[Charts and diagrams as code]
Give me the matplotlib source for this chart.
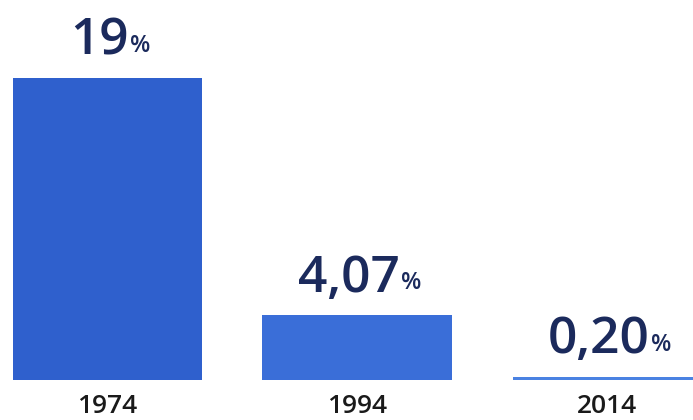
import matplotlib

matplotlib.use("Agg")
import matplotlib.pyplot as plt

years = ["1974", "1994", "2014"]
shares = [19.0, 4.07, 0.20]
share_labels = ["19", "4,07", "0,20"]

BAR_COLORS = ["#2f60cd", "#3a6ed8", "#4a82e2"]
LABEL_COLOR = "#1b2a5c"

plt.rcParams["font.family"] = ["Open Sans", "DejaVu Sans"]

fig = plt.figure(figsize=(6.93, 4.2), dpi=100)
ax = fig.add_axes([0, 40 / 420, 1, 380 / 420])

positions = list(range(len(years)))
ax.bar(positions, shares, width=0.76, color=BAR_COLORS)

for x, value, label in zip(positions, shares, share_labels):
    num = ax.annotate(
        label,
        (x, value),
        xytext=(-6, 17),
        textcoords="offset points",
        ha="center",
        va="baseline",
        fontsize=37,
        fontweight="semibold",
        color=LABEL_COLOR,
    )
    ax.annotate(
        "%",
        xy=(1, 0),
        xycoords=num,
        xytext=(1, 6),
        textcoords="offset points",
        ha="left",
        va="bottom",
        fontsize=17,
        fontweight="semibold",
        color=LABEL_COLOR,
    )

ax.set_xlim(-0.43, 2.342)
ax.set_ylim(0, 19 * 380 / 302)
ax.set_xticks(positions)
ax.set_xticklabels(years, fontsize=19, fontweight="semibold", color="#1a1a1a")
ax.tick_params(axis="x", length=0, pad=10)
ax.set_yticks([])
for spine in ax.spines.values():
    spine.set_visible(False)

fig.savefig("out.png", dpi=100)
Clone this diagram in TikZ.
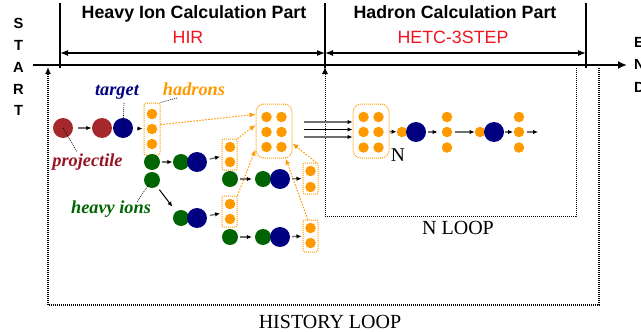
\documentclass[tikz,border=0pt]{standalone}
\usepackage{fontspec}
\setmainfont{Liberation Serif}
\newfontfamily\arial{Liberation Sans}
\usetikzlibrary{arrows.meta}
\definecolor{projred}{RGB}{165,40,45}
\definecolor{projlab}{RGB}{150,20,35}
\definecolor{navy}{RGB}{0,0,128}
\definecolor{dgreen}{RGB}{0,100,0}
\definecolor{orng}{RGB}{255,153,0}
\definecolor{shaft}{RGB}{110,110,110}
\definecolor{hred}{RGB}{240,20,30}
\tikzset{
 ball/.style={circle, inner sep=0pt, draw=none},
 rball/.style={ball, fill=projred, minimum size=20pt},
 bball/.style={ball, fill=navy, minimum size=20pt},
 gball/.style={ball, fill=dgreen, minimum size=16pt},
 oball/.style={ball, fill=orng, minimum size=10.5pt},
 obox/.style={draw=orng, line width=1pt, dash pattern=on 1pt off 1pt, rounded corners=2pt, inner sep=0pt},
 bigbox/.style={obox, rounded corners=8pt, minimum width=36pt, minimum height=54pt},
 smallbox/.style={obox, minimum width=15pt, minimum height=31pt},
 parr/.style={draw=shaft, line width=1.3pt, -{Latex[length=5pt,width=4.5pt,color=black]}},
 oarr/.style={draw=orng, line width=1pt, dash pattern=on 1.5pt off 1.5pt, -{Latex[length=6pt,width=5pt]}},
 lead/.style={draw=black, line width=0.6pt, dash pattern=on 1pt off 1pt},
 lab/.style={font=\fontsize{18.3}{20}\selectfont\bfseries\itshape, anchor=base},
 head/.style={font=\arial\fontsize{17.8}{20}\selectfont\bfseries, anchor=base},
 sub/.style={font=\arial\fontsize{17.8}{20}\selectfont, text=hred, anchor=base},
 letter/.style={font=\arial\fontsize{14.7}{16}\selectfont\bfseries, anchor=base},
 looplab/.style={font=\fontsize{20}{22}\selectfont, anchor=base},
 dbl/.style={line width=1.3pt, {Latex[length=8pt,width=6pt]}-{Latex[length=8pt,width=6pt]}},
 tick/.style={line width=1.2pt},
 hist/.style={line width=1.8pt, dash pattern=on 1pt off 1pt},
 nloop/.style={line width=0.9pt, dash pattern=on 0.9pt off 1.1pt},
}
\begin{document}
\begin{tikzpicture}[x=1pt,y=-1pt]
\useasboundingbox (0,0) rectangle (641,332);

% START / END letters
\node[letter] (s1) at (18.5,28.3) {S};
\node[letter] (s2) at (18.5,50.3) {T};
\node[letter] (s3) at (18.5,72.5) {A};
\node[letter] (s4) at (18.5,94.7) {R};
\node[letter] (s5) at (18.5,115.5) {T};
\node[letter, anchor=base west] (e1) at (630.5,48) {E};
\node[letter, anchor=base west] (e2) at (630.5,70) {N};
\node[letter, anchor=base west] (e3) at (630.5,92) {D};

% axis and ticks
\coordinate (ax0) at (33,65);
\coordinate (ax1) at (627,65);
\draw[line width=2pt, -{Latex[length=9pt,width=8pt]}] (ax0) -- (ax1);
\coordinate (k1t) at (60,3);   \coordinate (k1b) at (60,68);
\coordinate (k2t) at (325,3);  \coordinate (k2b) at (325,68);
\coordinate (k3t) at (586,3);  \coordinate (k3b) at (586,68);
\draw[tick] (k1t) -- (k1b);
\draw[tick] (k2t) -- (k2b);
\draw[tick] (k3t) -- (k3b);
\coordinate (d1) at (60,53); \coordinate (d2) at (325,53); \coordinate (d3) at (586,53);
\draw[dbl] (d1) -- (d2);
\draw[dbl] (d2) -- (d3);

% headings
\node[head] (h1) at (194,18.3) {Heavy Ion Calculation Part};
\node[sub] (h1s) at (188,43.3) {HIR};
\node[head] (h2) at (455,18.3) {Hadron Calculation Part};
\node[sub] (h2s) at (453,43.3) {HETC-3STEP};

% loops
\coordinate (hr) at (599,68); \coordinate (hb0) at (48,305); \coordinate (hl) at (48,67);
\draw[hist, -{Latex[length=7pt,width=6pt]}] (hr) |- (hb0) -- (hl);
\coordinate (nr) at (576,68); \coordinate (nb0) at (325,216); \coordinate (nl) at (325,67);
\draw[nloop, -{Latex[length=7pt,width=6pt]}] (nr) |- (nb0) -- (nl);
\node[looplab] (hist) at (330,328) {HISTORY LOOP};
\node[looplab] (nloopl) at (458,234) {N LOOP};

% row 1
\node[rball] (p0) at (63,128) {};
\node[rball] (p1) at (102,128) {};
\node[bball] (t1) at (123,128) {};
\node[obox, minimum width=16pt, minimum height=52pt] (hb) at (152,129) {};
\node[oball] (hb1) at (152,114) {};
\node[oball] (hb2) at (152,129) {};
\node[oball] (hb3) at (152,144) {};
\draw[parr, shorten <=5pt, shorten >=0.5pt] (p0) -- (p1);
\draw[parr, shorten <=4pt, shorten >=1pt] (t1) -- (hb);

% heavy ions
\node[gball] (g1) at (152,162) {};
\node[gball] (g2) at (152,180) {};

% row 2
\node[gball] (g3) at (181,162) {};
\node[bball] (b3) at (197,162) {};
\node[smallbox] (B1) at (229.5,154.5) {};
\node[oball] (B1a) at (230,147) {};
\node[oball] (B1b) at (230,162) {};
\draw[parr, shorten <=2pt, shorten >=0.5pt] (g1) -- (g3);
\draw[parr, shorten <=3pt, shorten >=1.5pt] (b3) -- (B1);

% row 3
\node[gball] (g4) at (230,179) {};
\node[gball] (g6) at (263,179) {};
\node[bball] (b6) at (280,179) {};
\node[smallbox] (B3) at (310.5,178.5) {};
\node[oball] (B3a) at (310.5,171) {};
\node[oball] (B3b) at (310.5,187) {};
\draw[parr, shorten <=2pt, shorten >=3pt] (g4) -- (g6);
\draw[parr, shorten <=2pt, shorten >=1pt] (b6) -- (B3);

% row 4
\node[gball] (g5) at (181,218) {};
\node[bball] (b5) at (197,218) {};
\node[smallbox] (B2) at (229.5,211.5) {};
\node[oball] (B2a) at (230,204) {};
\node[oball] (B2b) at (230,219) {};
\draw[line width=1pt, -{Latex[length=5pt,width=4.5pt]}, shorten <=4pt, shorten >=6pt] (g2) -- (g5);
\draw[parr, shorten <=3pt, shorten >=1.5pt] (b5) -- (B2);

% row 5
\node[gball] (g7) at (230,237) {};
\node[gball] (g8) at (263,237) {};
\node[bball] (b8) at (280,237) {};
\node[obox, minimum width=15pt, minimum height=32pt] (B4) at (310.5,236) {};
\node[oball] (B4a) at (310.5,228) {};
\node[oball] (B4b) at (310.5,243) {};
\draw[parr, shorten <=2pt, shorten >=3pt] (g7) -- (g8);
\draw[parr, shorten <=2pt, shorten >=1pt] (b8) -- (B4);

% big hadron box
\node[bigbox] (BB) at (274,131) {};
\foreach \i/\x in {1/266.5,2/281.5}{
  \foreach \j/\y in {1/117,2/132,3/147}{
    \node[oball] (BB\i\j) at (\x,\y) {};
  }
}
\draw[oarr] (hb.27) -- (BB.138);
\draw[oarr] (B1.north east) -- (BB.162);
\draw[oarr] (B2.north east) -- (BB.225);
\draw[oarr] (B3.70) -- (BB.326);
\draw[oarr] (B4.99) -- (BB.293);

% N box
\node[bigbox] (NB) at (371,131) {};
\foreach \i/\x in {1/363.5,2/378.5}{
  \foreach \j/\y in {1/117,2/132,3/147.5}{
    \node[oball] (NB\i\j) at (\x,\y) {};
  }
}
\coordinate (l1) at (304,122);
\coordinate (l2) at (304,129.5);
\coordinate (l3) at (304,137);
\draw[draw=shaft, line width=1.5pt, -{Latex[length=5pt,width=4.5pt,color=black]}] (l1) -- (l1 -| NB.west);
\draw[draw=black, line width=1pt, -{Latex[length=5pt,width=4.5pt,color=black]}] (l2) -- (l2 -| NB.west);
\draw[draw=shaft, line width=1.5pt, -{Latex[length=5pt,width=4.5pt,color=black]}] (l3) -- (l3 -| NB.west);
\node[looplab, font=\fontsize{19.5}{22}\selectfont] (nlab) at (398,161) {N};

\node[oball] (o1) at (402,132) {};
\node[bball] (n1) at (416,132) {};
\node[oball] (c21) at (447,117) {};
\node[oball] (c22) at (447,132) {};
\node[oball] (c23) at (447,147.5) {};
\node[oball] (o2) at (480,132) {};
\node[bball] (n2) at (494,132) {};
\node[oball] (c31) at (519,117) {};
\node[oball] (c32) at (519,132) {};
\node[oball] (c33) at (519,147.5) {};
\coordinate (fin) at (538,132);
\draw[parr] (NB) -- (o1);
\draw[parr, shorten <=2pt, shorten >=4pt] (n1) -- (c22);
\draw[parr, shorten <=3pt] (c22) -- (o2);
\draw[parr, shorten <=1pt, shorten >=0.5pt] (n2) -- (c32);
\draw[parr, shorten <=3pt] (c32) -- (fin);

% labels and leaders
\node[lab, text=navy] (tlab) at (117,95) {target};
\node[lab, text=orng] (hlab) at (194,95) {hadrons};
\node[lab, text=projlab] (plab) at (87.5,166.5) {projectile};
\node[lab, text=dgreen] (glab) at (111,213) {heavy ions};
\coordinate (tl) at (124,103);
\draw[lead] (tl) -- (t1.center);
\coordinate (hl0) at (177,98);
\draw[lead] (hl0) -- (hb.north east);
\coordinate (pl) at (77,152);
\draw[lead] (p0.center) -- (pl);
\coordinate (gl) at (137,202);
\coordinate (gl2) at (149,184);
\draw[lead] (gl) -- (gl2);
\end{tikzpicture}
\end{document}
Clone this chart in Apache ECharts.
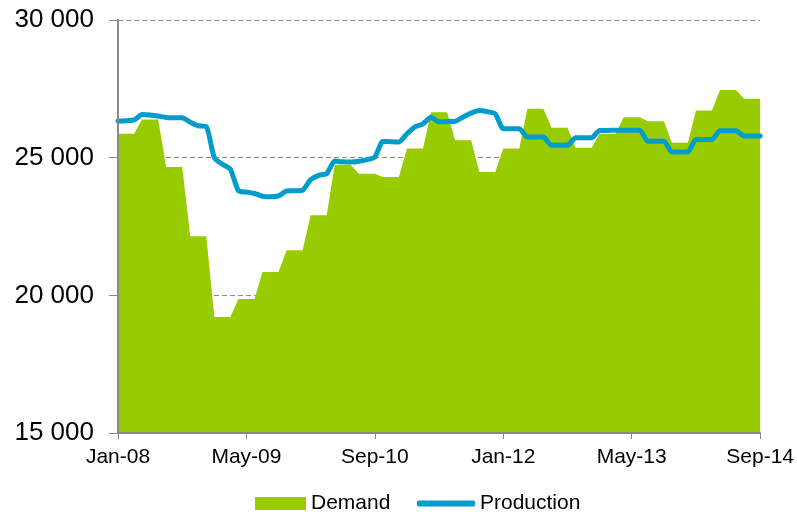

§ Job
Look at the listing and set down only the lines from its start through the line with "ax = fig.add_axes([0, 40", word for word and without pictures.

§ Output of the task
Give me the matplotlib source for this chart.
import matplotlib

matplotlib.use("Agg")
import matplotlib.pyplot as plt

years = ["1974", "1994", "2014"]
shares = [19.0, 4.07, 0.20]
share_labels = ["19", "4,07", "0,20"]

BAR_COLORS = ["#2f60cd", "#3a6ed8", "#4a82e2"]
LABEL_COLOR = "#1b2a5c"

plt.rcParams["font.family"] = ["Open Sans", "DejaVu Sans"]

fig = plt.figure(figsize=(6.93, 4.2), dpi=100)
ax = fig.add_axes([0, 40 / 420, 1, 380 / 420])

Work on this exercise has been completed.